DeepMind Releases AlphaGenome — Unified DNA Sequence Model

Summary

Google DeepMind released AlphaGenome, a unified model that accepts up to one megabase of DNA sequence and jointly predicts gene expression, chromatin accessibility, transcription factor binding, splicing patterns, and 3D chromatin contact maps at single-base-pair resolution. Evaluated on 24 regulatory genomics benchmarks, AlphaGenome outperformed all prior specialized models on 22, with a public API opened for non-commercial research use at launch and open code released in January 2026.

What Happened

Regulatory genomics — understanding which DNA sequences control when and where genes are active — had been fragmented across dozens of specialized models, each trained to predict one phenotype from sequence. Enformer (DeepMind, 2021) had been the state of the art for gene expression prediction; separate architectures handled splicing, chromatin structure, and transcription factor binding. AlphaGenome was designed to replace this patchwork with a single model trained jointly on all tasks simultaneously.

The architecture took a megabase window of DNA — long enough to include most regulatory elements affecting a gene — and processed it through a transformer backbone trained on thousands of ENCODE and Roadmap Epigenomics tracks across dozens of cell types. The joint training setup proved critical: by learning the relationships between regulatory phenotypes (e.g., how transcription factor binding influences chromatin accessibility influences expression), the model achieved better performance on each individual task than models trained on that task alone.

The single-base-pair resolution output was a notable technical achievement. Prior models operated at coarser genomic resolution, limiting their ability to predict the precise location of regulatory elements or the exact exon-intron boundaries required for splicing prediction. AlphaGenome's fine-grained predictions enabled direct comparison with saturation genome editing experiments — massively parallel assays that measure the effect of every possible single-nucleotide variant in a regulatory region.

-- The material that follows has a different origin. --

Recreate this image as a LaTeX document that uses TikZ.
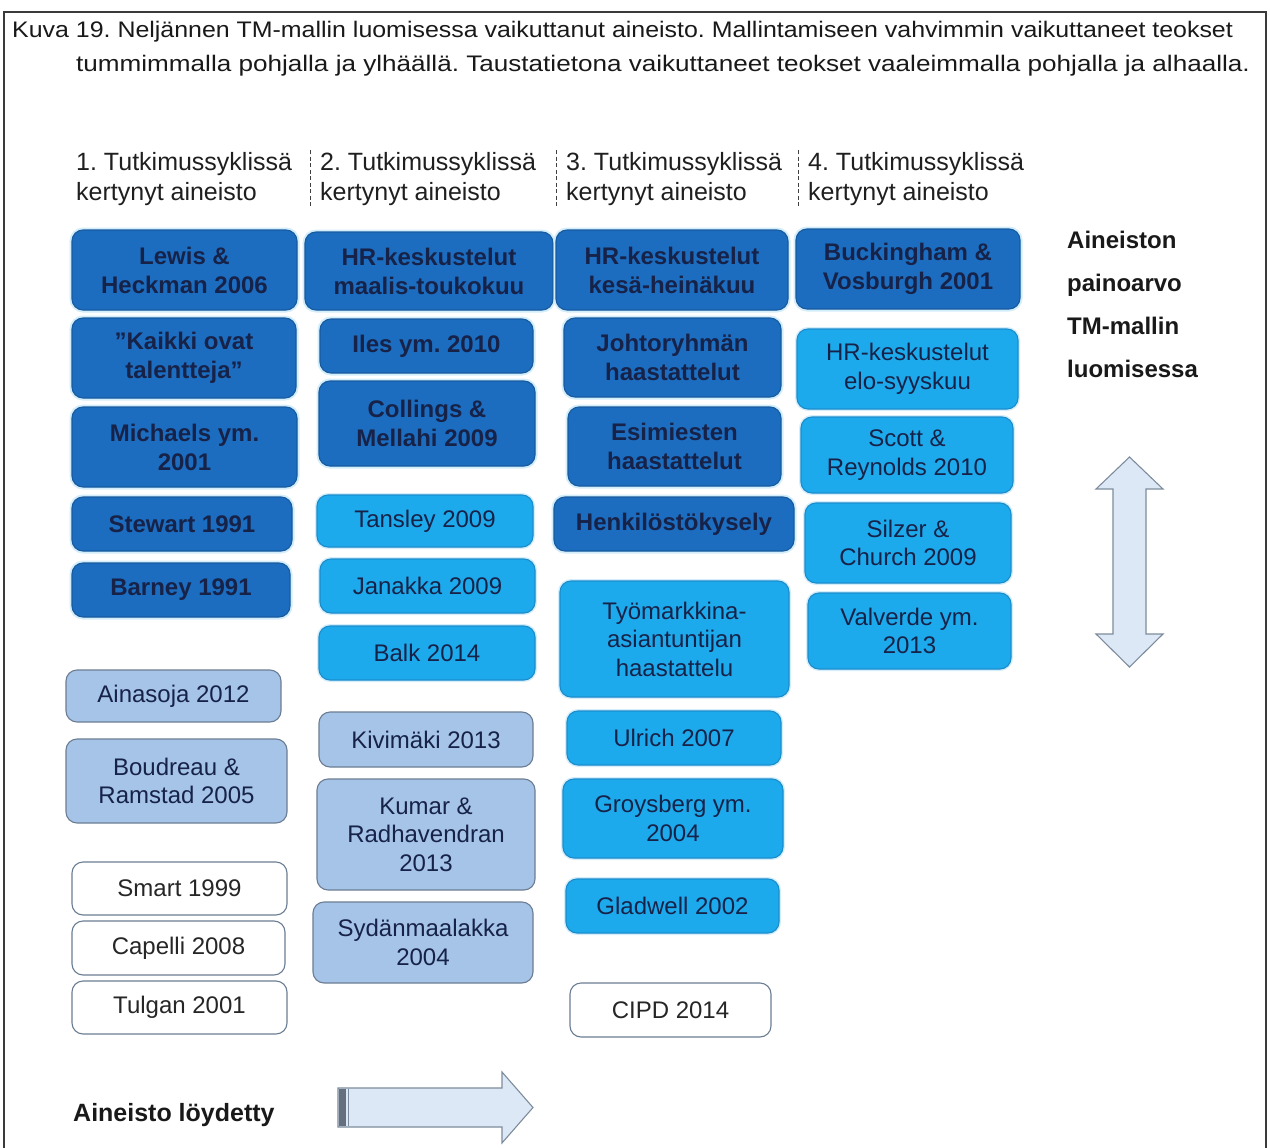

The API launch gave non-commercial researchers access to predictions across all supported cell types without needing to run the model locally. Open-source code followed in January 2026 alongside the Nature publication.

Why It Matters

The shift from single-task regulatory models to a unified architecture mirrored the transformation that large language models had brought to NLP: a generalist trained jointly on many tasks routinely exceeded specialists. For regulatory genomics, the implications were significant because the diseases most resistant to treatment — including most cancers and complex common diseases — involve regulatory dysfunction rather than protein-coding mutations. Most human genetic variation identified in genome-wide association studies falls in non-coding regulatory regions whose functional consequences are poorly understood. A model that accurately predicts regulatory phenotypes from sequence could, in principle, translate statistical genetic associations into mechanistic understanding and therapeutic hypotheses at scale.